[START]

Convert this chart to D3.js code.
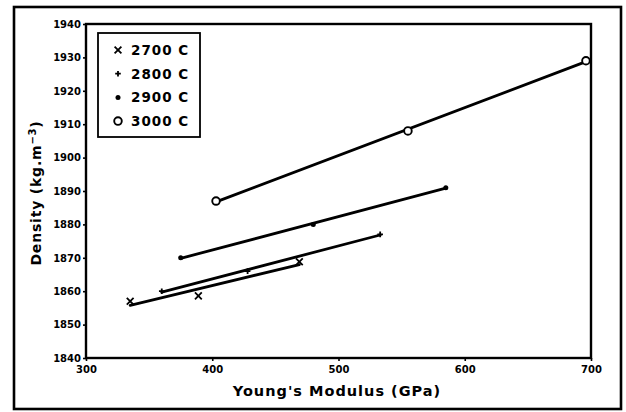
<!DOCTYPE html>
<html>
<head>
<meta charset="utf-8">
<script src="https://cdn.jsdelivr.net/npm/d3@7"></script>
<style>
  body { margin: 0; background: #fff; }
  svg text { font-family: "DejaVu Sans", sans-serif; font-weight: bold; fill: #000; }
</style>
</head>
<body>
<div class="vis"></div>
<script>
(function() {
    // temperatures and measured points (Young's modulus GPa, density kg/m3)
    const series = ['2700 C', '2800 C', '2900 C', '3000 C'];
    const modulus2700 = [335, 389, 469];
    const density2700 = [1857, 1858.6, 1868.8];
    const modulus2800 = [360, 428, 533];
    const density2800 = [1860, 1866, 1877];
    const modulus2900 = [375, 480, 585];
    const density2900 = [1870, 1880, 1891];
    const modulus3000 = [403, 555, 696];
    const density3000 = [1887, 1908, 1929];
    const xTicks = [300, 400, 500, 600, 700];
    const yTicks = [1840, 1850, 1860, 1870, 1880, 1890, 1900, 1910, 1920, 1930, 1940];

    const data = [
        { name: series[0], marker: 'x', xs: modulus2700, ys: density2700 },
        { name: series[1], marker: 'plus', xs: modulus2800, ys: density2800 },
        { name: series[2], marker: 'dot', xs: modulus2900, ys: density2900 },
        { name: series[3], marker: 'circle', xs: modulus3000, ys: density3000 },
    ];

    const dimensions = {
        width: 626,
        height: 412,
        plot: { left: 86, right: 591, top: 24, bottom: 358 },
    };

    const svg = d3.select('.vis').append('svg')
        .attr('width', dimensions.width)
        .attr('height', dimensions.height);

    // outer frame
    svg.append('rect')
        .attr('x', 14).attr('y', 7)
        .attr('width', 607).attr('height', 402)
        .attr('fill', 'none').attr('stroke', '#000').attr('stroke-width', 2.6);

    const p = dimensions.plot;
    const x = d3.scaleLinear().domain([300, 700]).range([p.left, p.right]);
    const y = d3.scaleLinear().domain([1840, 1940]).range([p.bottom, p.top]);

    const yAxis = svg.append('g')
        .attr('transform', `translate(${p.left},0)`)
        .call(d3.axisLeft(y).tickValues(yTicks).tickSize(3).tickPadding(2).tickFormat(d3.format('d')));
    const xAxis = svg.append('g')
        .attr('transform', `translate(0,${p.bottom})`)
        .call(d3.axisBottom(x).tickValues(xTicks).tickSize(3).tickPadding(5).tickFormat(d3.format('d')));

    [xAxis, yAxis].forEach(a => {
        a.select('.domain').remove();
        a.selectAll('line').attr('stroke', '#000').attr('stroke-width', 1.6);
        a.selectAll('text').style('font-size', '10px').style('font-family', '"DejaVu Sans", sans-serif')
            .style('font-weight', 'bold');
    });

    // plot frame
    svg.append('rect')
        .attr('x', p.left).attr('y', p.top)
        .attr('width', p.right - p.left).attr('height', p.bottom - p.top)
        .attr('fill', 'none').attr('stroke', '#000').attr('stroke-width', 2.4);

    // least squares line through each temperature's points
    function fit(xs, ys) {
        const mx = d3.mean(xs), my = d3.mean(ys);
        let sxy = 0, sxx = 0;
        xs.forEach((v, i) => {
            sxy += (v - mx) * (ys[i] - my);
            sxx += (v - mx) * (v - mx);
        });
        const b = sxy / sxx;
        const x0 = d3.min(xs), x1 = d3.max(xs);
        return [[x0, my + b * (x0 - mx)], [x1, my + b * (x1 - mx)]];
    }

    const line = d3.line().x(d => x(d[0])).y(d => y(d[1]));

    data.forEach(s => {
        svg.append('path')
            .attr('d', line(fit(s.xs, s.ys)))
            .attr('fill', 'none')
            .attr('stroke', '#000')
            .attr('stroke-width', 2.8)
            .attr('stroke-linecap', 'round');
    });

    function drawMarker(g, type, cx, cy) {
        if (type === 'x') {
            const r = 3.4;
            g.append('path')
                .attr('d', `M${cx - r},${cy - r}L${cx + r},${cy + r}M${cx - r},${cy + r}L${cx + r},${cy - r}`)
                .attr('stroke', '#000').attr('stroke-width', 1.8);
        } else if (type === 'plus') {
            const r = 2.8;
            g.append('path')
                .attr('d', `M${cx - r},${cy}L${cx + r},${cy}M${cx},${cy - r}L${cx},${cy + r}`)
                .attr('stroke', '#000').attr('stroke-width', 1.8);
        } else if (type === 'dot') {
            g.append('circle')
                .attr('cx', cx).attr('cy', cy).attr('r', 2.5)
                .attr('fill', '#000');
        } else {
            g.append('circle')
                .attr('cx', cx).attr('cy', cy).attr('r', 3.8)
                .attr('fill', '#fff').attr('stroke', '#000').attr('stroke-width', 1.9);
        }
    }

    const marks = svg.append('g');
    data.forEach(s => {
        s.xs.forEach((v, i) => drawMarker(marks, s.marker, x(v), y(s.ys[i])));
    });

    // legend
    const legend = svg.append('g');
    legend.append('rect')
        .attr('x', 98).attr('y', 33)
        .attr('width', 102).attr('height', 104)
        .attr('fill', '#fff').attr('stroke', '#000').attr('stroke-width', 1.8);

    data.forEach((s, i) => {
        const cy = 50 + i * 23.7;
        drawMarker(legend, s.marker, 118, cy);
        legend.append('text')
            .attr('x', 131).attr('y', cy)
            .attr('dy', '0.36em')
            .style('font-size', '13.5px')
            .style('letter-spacing', '1px')
            .text(s.name);
    });

    // axis titles
    svg.append('text')
        .attr('x', 337).attr('y', 396)
        .attr('text-anchor', 'middle')
        .style('font-size', '14.5px')
        .style('letter-spacing', '1px')
        .text("Young's Modulus (GPa)");

    const yTitle = svg.append('text')
        .attr('transform', 'translate(41,193) rotate(-90)')
        .attr('text-anchor', 'middle')
        .style('font-size', '14px')
        .style('letter-spacing', '0.8px');
    yTitle.append('tspan').text('Density (kg.m');
    yTitle.append('tspan').attr('dy', -5).style('font-size', '10px').text('\u22123');
    yTitle.append('tspan').attr('dy', 5).text(')');
})()
</script>
</body>
</html>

[END]

Stated goal: Send back the data above word for word, with the pictures left out.

Problem solution:
Convert this chart to D3.js code.
<!DOCTYPE html>
<html>
<head>
<meta charset="utf-8">
<script src="https://cdn.jsdelivr.net/npm/d3@7"></script>
<style>
  body { margin: 0; background: #fff; }
  svg text { font-family: "DejaVu Sans", sans-serif; font-weight: bold; fill: #000; }
</style>
</head>
<body>
<div class="vis"></div>
<script>
(function() {
    // temperatures and measured points (Young's modulus GPa, density kg/m3)
    const series = ['2700 C', '2800 C', '2900 C', '3000 C'];
    const modulus2700 = [335, 389, 469];
    const density2700 = [1857, 1858.6, 1868.8];
    const modulus2800 = [360, 428, 533];
    const density2800 = [1860, 1866, 1877];
    const modulus2900 = [375, 480, 585];
    const density2900 = [1870, 1880, 1891];
    const modulus3000 = [403, 555, 696];
    const density3000 = [1887, 1908, 1929];
    const xTicks = [300, 400, 500, 600, 700];
    const yTicks = [1840, 1850, 1860, 1870, 1880, 1890, 1900, 1910, 1920, 1930, 1940];

    const data = [
        { name: series[0], marker: 'x', xs: modulus2700, ys: density2700 },
        { name: series[1], marker: 'plus', xs: modulus2800, ys: density2800 },
        { name: series[2], marker: 'dot', xs: modulus2900, ys: density2900 },
        { name: series[3], marker: 'circle', xs: modulus3000, ys: density3000 },
    ];

    const dimensions = {
        width: 626,
        height: 412,
        plot: { left: 86, right: 591, top: 24, bottom: 358 },
    };

    const svg = d3.select('.vis').append('svg')
        .attr('width', dimensions.width)
        .attr('height', dimensions.height);

    // outer frame
    svg.append('rect')
        .attr('x', 14).attr('y', 7)
        .attr('width', 607).attr('height', 402)
        .attr('fill', 'none').attr('stroke', '#000').attr('stroke-width', 2.6);

    const p = dimensions.plot;
    const x = d3.scaleLinear().domain([300, 700]).range([p.left, p.right]);
    const y = d3.scaleLinear().domain([1840, 1940]).range([p.bottom, p.top]);

    const yAxis = svg.append('g')
        .attr('transform', `translate(${p.left},0)`)
        .call(d3.axisLeft(y).tickValues(yTicks).tickSize(3).tickPadding(2).tickFormat(d3.format('d')));
    const xAxis = svg.append('g')
        .attr('transform', `translate(0,${p.bottom})`)
        .call(d3.axisBottom(x).tickValues(xTicks).tickSize(3).tickPadding(5).tickFormat(d3.format('d')));

    [xAxis, yAxis].forEach(a => {
        a.select('.domain').remove();
        a.selectAll('line').attr('stroke', '#000').attr('stroke-width', 1.6);
        a.selectAll('text').style('font-size', '10px').style('font-family', '"DejaVu Sans", sans-serif')
            .style('font-weight', 'bold');
    });

    // plot frame
    svg.append('rect')
        .attr('x', p.left).attr('y', p.top)
        .attr('width', p.right - p.left).attr('height', p.bottom - p.top)
        .attr('fill', 'none').attr('stroke', '#000').attr('stroke-width', 2.4);

    // least squares line through each temperature's points
    function fit(xs, ys) {
        const mx = d3.mean(xs), my = d3.mean(ys);
        let sxy = 0, sxx = 0;
        xs.forEach((v, i) => {
            sxy += (v - mx) * (ys[i] - my);
            sxx += (v - mx) * (v - mx);
        });
        const b = sxy / sxx;
        const x0 = d3.min(xs), x1 = d3.max(xs);
        return [[x0, my + b * (x0 - mx)], [x1, my + b * (x1 - mx)]];
    }

    const line = d3.line().x(d => x(d[0])).y(d => y(d[1]));

    data.forEach(s => {
        svg.append('path')
            .attr('d', line(fit(s.xs, s.ys)))
            .attr('fill', 'none')
            .attr('stroke', '#000')
            .attr('stroke-width', 2.8)
            .attr('stroke-linecap', 'round');
    });

    function drawMarker(g, type, cx, cy) {
        if (type === 'x') {
            const r = 3.4;
            g.append('path')
                .attr('d', `M${cx - r},${cy - r}L${cx + r},${cy + r}M${cx - r},${cy + r}L${cx + r},${cy - r}`)
                .attr('stroke', '#000').attr('stroke-width', 1.8);
        } else if (type === 'plus') {
            const r = 2.8;
            g.append('path')
                .attr('d', `M${cx - r},${cy}L${cx + r},${cy}M${cx},${cy - r}L${cx},${cy + r}`)
                .attr('stroke', '#000').attr('stroke-width', 1.8);
        } else if (type === 'dot') {
            g.append('circle')
                .attr('cx', cx).attr('cy', cy).attr('r', 2.5)
                .attr('fill', '#000');
        } else {
            g.append('circle')
                .attr('cx', cx).attr('cy', cy).attr('r', 3.8)
                .attr('fill', '#fff').attr('stroke', '#000').attr('stroke-width', 1.9);
        }
    }

    const marks = svg.append('g');
    data.forEach(s => {
        s.xs.forEach((v, i) => drawMarker(marks, s.marker, x(v), y(s.ys[i])));
    });

    // legend
    const legend = svg.append('g');
    legend.append('rect')
        .attr('x', 98).attr('y', 33)
        .attr('width', 102).attr('height', 104)
        .attr('fill', '#fff').attr('stroke', '#000').attr('stroke-width', 1.8);

    data.forEach((s, i) => {
        const cy = 50 + i * 23.7;
        drawMarker(legend, s.marker, 118, cy);
        legend.append('text')
            .attr('x', 131).attr('y', cy)
            .attr('dy', '0.36em')
            .style('font-size', '13.5px')
            .style('letter-spacing', '1px')
            .text(s.name);
    });

    // axis titles
    svg.append('text')
        .attr('x', 337).attr('y', 396)
        .attr('text-anchor', 'middle')
        .style('font-size', '14.5px')
        .style('letter-spacing', '1px')
        .text("Young's Modulus (GPa)");

    const yTitle = svg.append('text')
        .attr('transform', 'translate(41,193) rotate(-90)')
        .attr('text-anchor', 'middle')
        .style('font-size', '14px')
        .style('letter-spacing', '0.8px');
    yTitle.append('tspan').text('Density (kg.m');
    yTitle.append('tspan').attr('dy', -5).style('font-size', '10px').text('\u22123');
    yTitle.append('tspan').attr('dy', 5).text(')');
})()
</script>
</body>
</html>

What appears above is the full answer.